Women were created for more than making soup. We don't even have the right to vote, nor do we have a safe, legal way of not having 13 children before we're 30. Here. You stir the soup and put the kids to bed, and while you're at it, skin that bloody deer you plopped on my clean smokehouse floor. I don't know why you killed it in the first place. I think you men kill things just because you can. Take the baby. I'm going to a meeting at Susan's house.

What am I trying to say?

I am trying to say we need to examine the psychological reasons behind the man-slaughtering of a Canadian wild goose for the fun of it; the Janes who never question the slaughter; the buying of toy guns for boys and the teaching of young boys that it's fun to pretend to kill things - and people.

We need to go further and ask if there is any connection between the emotional zing a man gets when the Canadian goose comes plummeting to the ground and the feeling the young Air Force bomber gets as he unleashes death on the people in the village below his aircraft.

Much of the bloody respectable slaughter called war is over gods, property and oil, yet something more subtle lurks beneath the psychological surface. If it's fun to kill a bluebird, an elk, a grizzly, could it not be more fun to command the sky in a great airship and push a red button that obliterates all life on the ground within a half-mile radius?

In war, instead of wild geese, mocking birds or deer, we slaughter people. We blow them to postage-stamp size pieces, rake the body bits into the soil, plant flags and forget-me-nots, and call it a victory.

I'd be willing to bet that the inventor of precision bombs, and every one-to-five star general, was once the proud young owner of a toy gun, a B-B gun, a handgun, or a .22 rifle.

Straining to understand the mindset, I imagine it must feel good to hold a glimmering steel toy in your hand that gives you a sense of security in a world that is full of fruitcakes who despise you for the color of your skin, your religious druthers, or the simple slant of your eyes.

What I don't understand is the refusal to recognize that someone, somewhere always has a bigger, better toy. Even if their toy is lesser, they can still sneak up behind you and blow your body parts all over your front lawn.
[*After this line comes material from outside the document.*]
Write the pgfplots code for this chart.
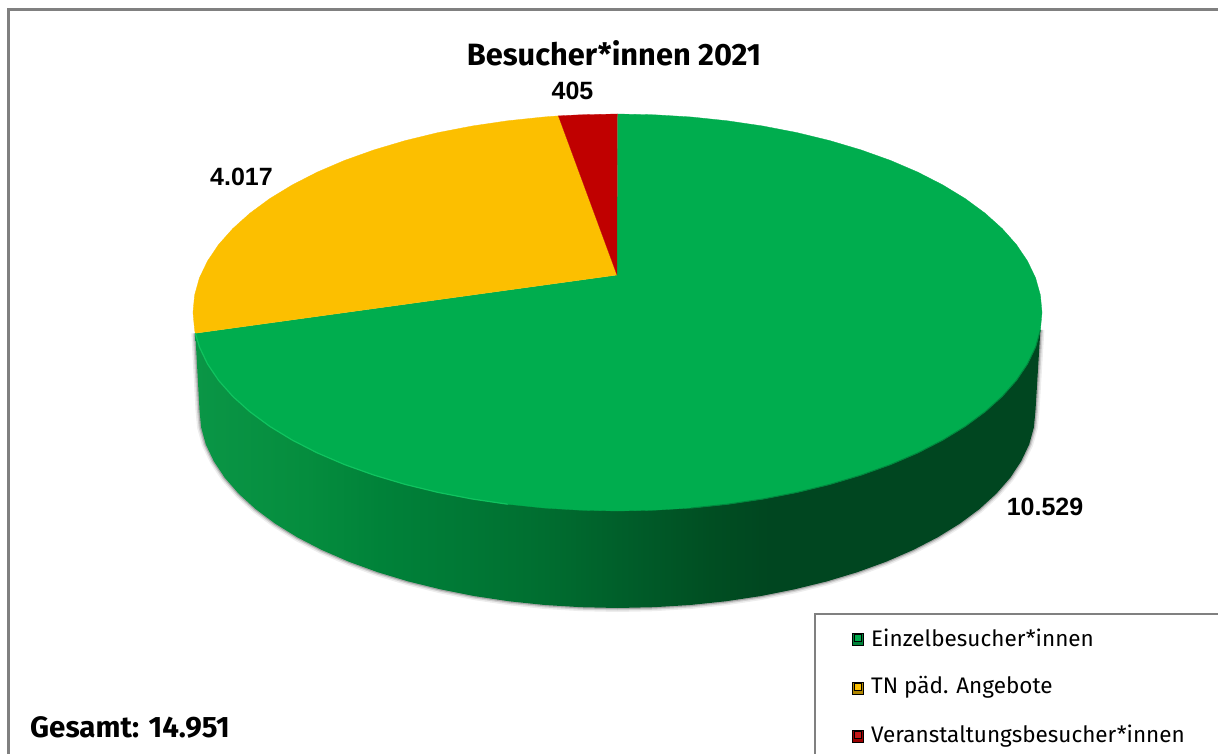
\documentclass[border=0pt]{standalone}
\usepackage{pgfplots}
\usepackage{pgfplotstable}
\usepackage{fontspec}
\pgfplotsset{compat=1.18}
\setmainfont{Fira Sans}
\newfontfamily\labelfont{Liberation Sans}

\definecolor{topGreen}{RGB}{0,173,78}
\definecolor{topYellow}{RGB}{252,191,0}
\definecolor{topRed}{RGB}{192,0,0}
\definecolor{frameGrey}{RGB}{128,128,128}
\definecolor{rimLight}{RGB}{16,195,95}
\definecolor{rimDark}{RGB}{0,135,62}
\definecolor{wa}{RGB}{10,150,70}
\definecolor{wb}{RGB}{5,141,62}
\definecolor{wc}{RGB}{0,130,57}
\definecolor{wd}{RGB}{0,120,53}
\definecolor{we}{RGB}{0,110,48}
\definecolor{wf}{RGB}{0,92,41}
\definecolor{wg}{RGB}{0,78,34}
\definecolor{wh}{RGB}{0,70,32}

% Side wall of the pie: dark towards the right, bbox maps to 25bp..75bp
\pgfdeclarehorizontalshading{wallshade}{100bp}{
  color(0bp)=(wa); color(25bp)=(wa); color(31.5bp)=(wb); color(36bp)=(wc);
  color(41bp)=(wd); color(45.5bp)=(we); color(51bp)=(wf); color(55.5bp)=(wg);
  color(59bp)=(wh); color(75bp)=(wh); color(100bp)=(wh)}

% Slice outlines on the top face, in pixel coordinates (y grows downwards)
\pgfplotstableread{
x y
617 275
617.5 114
654.5 114.8
691.2 117.0
727.4 120.8
762.7 126.0
796.9 132.6
829.75 140.6
861 149.9
890.4 160.4
917.7 172.1
942.7 184.9
965.2 198.6
985.1 213.25
1002.2 228.6
1016.4 244.6
1027.5 261.1
1035.6 278.0
1040.4 295.2
1042 312.5
1040.4 329.8
1035.6 347.0
1027.5 363.9
1016.4 380.4
1002.2 396.4
985.1 411.75
965.2 426.4
942.7 440.1
917.7 452.9
890.4 464.6
861 475.1
829.75 484.4
796.9 492.4
762.7 499.0
727.4 504.2
691.2 508.0
654.5 510.2
617.5 511
580.5 510.2
543.8 508.0
507.6 504.2
472.3 499.0
438.1 492.4
405.25 484.4
374 475.1
344.6 464.6
317.3 452.9
292.3 440.1
269.8 426.4
249.9 411.75
232.8 396.4
218.6 380.4
207.5 363.9
199.4 347.0
195.3 333.25
}\sliceEinzel

\pgfplotstableread{
x y
617 275
195.3 333.25
194.6 329.8
193 312.5
194.6 295.2
199.4 278.0
207.5 261.1
218.6 244.6
232.8 228.6
249.9 213.25
269.8 198.6
292.3 184.9
317.3 172.1
344.6 160.4
374 149.9
405.25 140.6
438.1 132.6
472.3 126.0
507.6 120.8
543.8 117.0
558.4 115.9
}\sliceTN

\pgfplotstableread{
x y
617 275
558.4 115.9
580.5 114.8
617.5 114
}\sliceVeranstaltung

% Outer silhouette of the side wall
\pgfplotstableread{
x y
1040.4 329.8
1035.5 410
1033.9 427.3
1029.2 444.4
1021.2 461.2
1010.3 477.7
996.3 493.7
979.5 509
959.9 523.6
937.7 537.3
913.1 550
886.2 561.7
857.3 572.2
826.5 581.5
794.2 589.4
760.5 596.1
725.7 601.3
690.1 605
653.9 607.2
617.5 608
581.1 607.2
544.9 605
509.3 601.3
474.5 596.1
440.8 589.4
408.5 581.5
377.7 572.2
348.8 561.7
321.9 550
297.3 537.3
275.1 523.6
255.5 509
238.7 493.7
224.7 477.7
213.8 461.2
205.8 444.4
201.1 427.3
199.5 410
195.3 333.25
}\wallOutline

% Bevel along the front edge of the top face
\pgfplotstableread{
x y
195.3 333.25
199.4 347.0
207.5 363.9
218.6 380.4
232.8 396.4
249.9 411.75
269.8 426.4
292.3 440.1
317.3 452.9
344.6 464.6
374 475.1
405.25 484.4
438.1 492.4
472.3 499.0
507.6 504.2
}\rimLeft

\pgfplotstableread{
x y
691.2 508.0
727.4 504.2
762.7 499.0
796.9 492.4
829.75 484.4
861 475.1
890.4 464.6
917.7 452.9
942.7 440.1
965.2 426.4
985.1 411.75
1002.2 396.4
1016.4 380.4
1027.5 363.9
1035.6 347.0
1040.4 329.8
}\rimRight

\begin{document}
\begin{tikzpicture}
\begin{axis}[
  scale only axis, width=1218pt, height=754pt,
  xmin=0, xmax=1218, ymin=0, ymax=754, y dir=reverse,
  hide axis, clip=true]

  % white page background, fixes the extent of the picture
  \addplot[draw=none, fill=white, forget plot] coordinates {(0,0) (1218,0) (1218,754) (0,754)};

  % chart frame, running off the right and lower edge
  \addplot[draw=frameGrey, line width=3pt, forget plot] coordinates {(8,754) (8,10) (1218,10)};

  % soft shadow beneath the wall
  \addplot[draw=black, opacity=.07, line width=8pt, forget plot] table {\wallOutline};
  \addplot[draw=black, opacity=.12, line width=5pt, forget plot] table {\wallOutline};
  \addplot[draw=black, opacity=.20, line width=2.5pt, forget plot] table {\wallOutline};

  % side wall
  \addplot[draw=none, shade, shading=wallshade, forget plot] table {\wallOutline};

  % top face: 10.529, 4.017 and 405 visitors
  \addplot[fill=topGreen, draw=topGreen, line width=.3pt, forget plot] table {\sliceEinzel};
  \addplot[fill=topYellow, draw=topYellow, line width=.3pt, forget plot] table {\sliceTN};
  \addplot[fill=topRed, draw=topRed, line width=.3pt, forget plot] table {\sliceVeranstaltung};

  \addplot[draw=rimLight, line width=1.2pt, forget plot] table {\rimLeft};
  \addplot[draw=rimDark, line width=1pt, forget plot] table {\rimRight};

  % legend box
  \addplot[draw=frameGrey, line width=2.5pt, fill=white, forget plot] coordinates {(815,754) (815,614) (1218,614)};

  \addplot[only marks, mark=square*, mark size=5.7pt, mark options={fill=wc, draw=none}, forget plot] coordinates {(857.5,639)};
  \addplot[only marks, mark=square*, mark size=5.7pt, mark options={fill=topYellow!70!black, draw=none}, forget plot] coordinates {(857.5,688)};
  \addplot[only marks, mark=square*, mark size=5.7pt, mark options={fill=topRed!80!black, draw=none}, forget plot] coordinates {(857.5,736)};
  \addplot[only marks, mark=square*, mark size=3.5pt, mark options={fill=topGreen, draw=none}, forget plot] coordinates {(857.5,638)};
  \addplot[only marks, mark=square*, mark size=3.5pt, mark options={fill=topYellow, draw=none}, forget plot] coordinates {(857.5,687)};
  \addplot[only marks, mark=square*, mark size=3.5pt, mark options={fill=topRed!90!white, draw=none}, forget plot] coordinates {(857.5,735)};

  \node[font=\fontsize{30.8}{34}\selectfont\bfseries, inner sep=0pt] at (axis cs:614,53) {Besucher*innen 2021};
  \node[font=\labelfont\fontsize{25}{30}\selectfont\bfseries, inner sep=0pt] at (axis cs:572.5,90.5) {405};
  \node[font=\labelfont\fontsize{25}{30}\selectfont\bfseries, inner sep=0pt] at (axis cs:241.5,177) {4.017};
  \node[font=\labelfont\fontsize{25}{30}\selectfont\bfseries, inner sep=0pt] at (axis cs:1045,507) {10.529};
  \node[font=\fontsize{29.5}{34}\selectfont\bfseries, anchor=west, inner sep=0pt] at (axis cs:30,727) {Gesamt: 14.951};
  \node[font=\fontsize{22.5}{26}\selectfont, anchor=west, inner sep=0pt] at (axis cs:871,638) {Einzelbesucher*innen};
  \node[font=\fontsize{22.5}{26}\selectfont, anchor=west, inner sep=0pt] at (axis cs:871,687) {TN päd. Angebote};
  \node[font=\fontsize{22.5}{26}\selectfont, anchor=west, inner sep=0pt] at (axis cs:871,736) {Veranstaltungsbesucher*innen};
\end{axis}
\end{tikzpicture}
\end{document}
I believe there is a connection between the need to down a free, wild, Canadian goose and what is going on in Iraq, Afghanistan and almost any other country on a world map splattered with the blood of what ought to be called a world family.

We have found enough caches of weapons in Iraq to wage war on the universe. Toys for grown-up boys. Tools of power. Need-satisfiers. Ego-inflators.

I do not believe the sadist Saddam, his sick sons and the Republican Guard owned all that nation's mind-boggling arsenal.

I believe that while Iraqi women stirred the thin soup, Iraqi men spent the potato money on toys for boys. Toys that go 'boom' and kill people. Deadly toys the 10-year-old Iraqi boy thinks are the measure of a real man.

American men and their rifle-toting sons are not exempt from this profile.

You'd think since none of their toys have brought any form of lasting peace to the world, men would be inclined to say "This isn't working. We've got to try something different. Let's drop leaflets in Iraq that say it's all right to have a difference of opinion about God. Differences make life exciting.

"Let's say we're sick of slaughter. We're ashamed of our historical record of violence as a solution to world problems, and of our individual need to kill something to make us feel like a man. Let us buy you a beer and we'll all discuss a better way to resolve our differences. Meanwhile, after your women have the right to vote, you'd better step out of their way. Take our word for it."

Games of violence are played by the automatic, unexamined mindsets of grown-up boys. Real men outgrow the need for games and toys - or the need to slaughter the wild geese who just want to get home safely and rest for the winter.